→ **COLLECTED MATERIAL**:
»»

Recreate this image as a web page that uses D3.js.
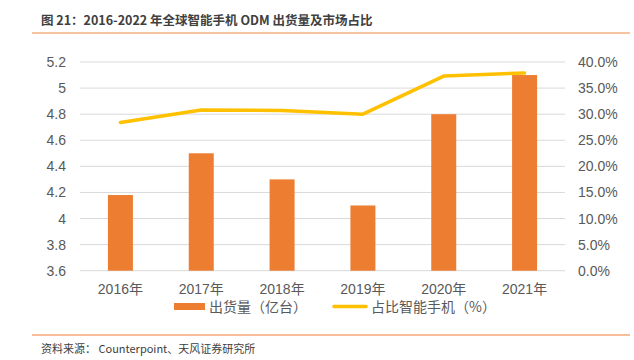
<!DOCTYPE html>
<html>
<head>
<meta charset="UTF-8">
<title>ODM shipments</title>
<style>
    body { margin: 0; padding: 0; background: #fff; }
    svg { display: block; font-family: "Noto Sans CJK SC", "Liberation Sans", sans-serif; }
</style>
</head>
<body>
<svg width="634" height="360"></svg>
<script src="https://cdnjs.cloudflare.com/ajax/libs/d3/7.8.5/d3.min.js"></script>
<script>
    var years = ["2016年", "2017年", "2018年", "2019年", "2020年", "2021年"];
    var shipments = [4.18, 4.5, 4.3, 4.1, 4.8, 5.1];
    var share = [0.284, 0.308, 0.307, 0.300, 0.373, 0.379];
    var leftTicks = [3.6, 3.8, 4, 4.2, 4.4, 4.6, 4.8, 5, 5.2];
    var rightTicks = [0, 0.05, 0.1, 0.15, 0.2, 0.25, 0.3, 0.35, 0.4];

    var svg = d3.select("svg"),
        plotL = 80, plotR = 565, plotT = 62, plotB = 270.7;

    var x = d3.scaleBand().domain(years).range([plotL, plotR]);
    var y = d3.scaleLinear().domain([3.6, 5.2]).range([plotB, plotT]);
    var y2 = d3.scaleLinear().domain([0, 0.4]).range([plotB, plotT]);

    // title + rules
    svg.append("text").attr("x", 41).attr("y", 25)
        .attr("font-size", 12.5).attr("font-weight", "bold").attr("fill", "#404040")
        .text("图 21：2016-2022 年全球智能手机 ODM 出货量及市场占比");
    svg.append("line").attr("x1", 32).attr("x2", 630).attr("y1", 33).attr("y2", 33)
        .attr("stroke", "#F4B183").attr("stroke-width", 1.5);
    svg.append("line").attr("x1", 32).attr("x2", 630).attr("y1", 335).attr("y2", 335)
        .attr("stroke", "#ED7D31").attr("stroke-width", 1);
    svg.append("text").attr("x", 41).attr("y", 353)
        .attr("font-size", 11).attr("fill", "#404040")
        .text("资料来源： Counterpoint、天风证券研究所");

    // gridlines
    svg.append("g").selectAll("line").data(leftTicks).enter().append("line")
        .attr("x1", plotL).attr("x2", plotR)
        .attr("y1", function (d) { return y(d); }).attr("y2", function (d) { return y(d); })
        .attr("stroke", "#D9D9D9").attr("stroke-width", 1);

    // left axis
    var ya = svg.append("g").attr("transform", "translate(" + plotL + ",0)")
        .call(d3.axisLeft(y).tickValues(leftTicks).tickSize(0).tickPadding(14)
            .tickFormat(function (d) { return String(+d.toFixed(1)); }));
    ya.select(".domain").remove();
    ya.selectAll("text").attr("font-size", 14).attr("fill", "#595959")
        .attr("font-family", "Liberation Sans, sans-serif");

    // right axis
    var yb = svg.append("g").attr("transform", "translate(" + plotR + ",0)")
        .call(d3.axisRight(y2).tickValues(rightTicks).tickSize(0).tickPadding(13)
            .tickFormat(d3.format(".1%")));
    yb.select(".domain").remove();
    yb.selectAll("text").attr("font-size", 14).attr("fill", "#595959")
        .attr("font-family", "Liberation Sans, sans-serif");

    // x axis
    var xa = svg.append("g").attr("transform", "translate(0," + plotB + ")")
        .call(d3.axisBottom(x).tickSize(0).tickPadding(13));
    xa.select(".domain").remove();
    xa.selectAll("text").attr("font-size", 14).attr("fill", "#595959")
        .attr("font-family", "Liberation Sans, Noto Sans CJK SC, sans-serif");

    // bars
    var bw = 25;
    svg.append("g").selectAll("rect").data(shipments).enter().append("rect")
        .attr("x", function (d, i) { return x(years[i]) + x.bandwidth() / 2 - bw / 2; })
        .attr("width", bw)
        .attr("y", function (d) { return y(d); })
        .attr("height", function (d) { return plotB - y(d); })
        .attr("fill", "#ED7D31");

    // line
    var line = d3.line()
        .x(function (d, i) { return x(years[i]) + x.bandwidth() / 2; })
        .y(function (d) { return y2(d); });
    svg.append("path").datum(share).attr("d", line)
        .attr("fill", "none").attr("stroke", "#FFC000").attr("stroke-width", 3.5)
        .attr("stroke-linecap", "round").attr("stroke-linejoin", "round");

    // legend
    var lg = svg.append("g").attr("font-size", 14).attr("fill", "#595959");
    lg.append("rect").attr("x", 174).attr("y", 303).attr("width", 31).attr("height", 7).attr("fill", "#ED7D31");
    lg.append("text").attr("x", 209).attr("y", 312).text("出货量（亿台）");
    lg.append("line").attr("x1", 334).attr("x2", 366).attr("y1", 306.5).attr("y2", 306.5)
        .attr("stroke", "#FFC000").attr("stroke-width", 3.5).attr("stroke-linecap", "round");
    lg.append("text").attr("x", 371).attr("y", 312).text("占比智能手机（%）");
</script>
</body>
</html>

««

→ **DIRECTIONS**:
From the first line above down to the line with "plotL = 80, plotR", reproduce every line and no others, omitting pictures.

→ **WRITTEN ANSWER**:
Recreate this image as a web page that uses D3.js.
<!DOCTYPE html>
<html>
<head>
<meta charset="UTF-8">
<title>ODM shipments</title>
<style>
    body { margin: 0; padding: 0; background: #fff; }
    svg { display: block; font-family: "Noto Sans CJK SC", "Liberation Sans", sans-serif; }
</style>
</head>
<body>
<svg width="634" height="360"></svg>
<script src="https://cdnjs.cloudflare.com/ajax/libs/d3/7.8.5/d3.min.js"></script>
<script>
    var years = ["2016年", "2017年", "2018年", "2019年", "2020年", "2021年"];
    var shipments = [4.18, 4.5, 4.3, 4.1, 4.8, 5.1];
    var share = [0.284, 0.308, 0.307, 0.300, 0.373, 0.379];
    var leftTicks = [3.6, 3.8, 4, 4.2, 4.4, 4.6, 4.8, 5, 5.2];
    var rightTicks = [0, 0.05, 0.1, 0.15, 0.2, 0.25, 0.3, 0.35, 0.4];

    var svg = d3.select("svg"),
        plotL = 80, plotR = 565, plotT = 62, plotB = 270.7;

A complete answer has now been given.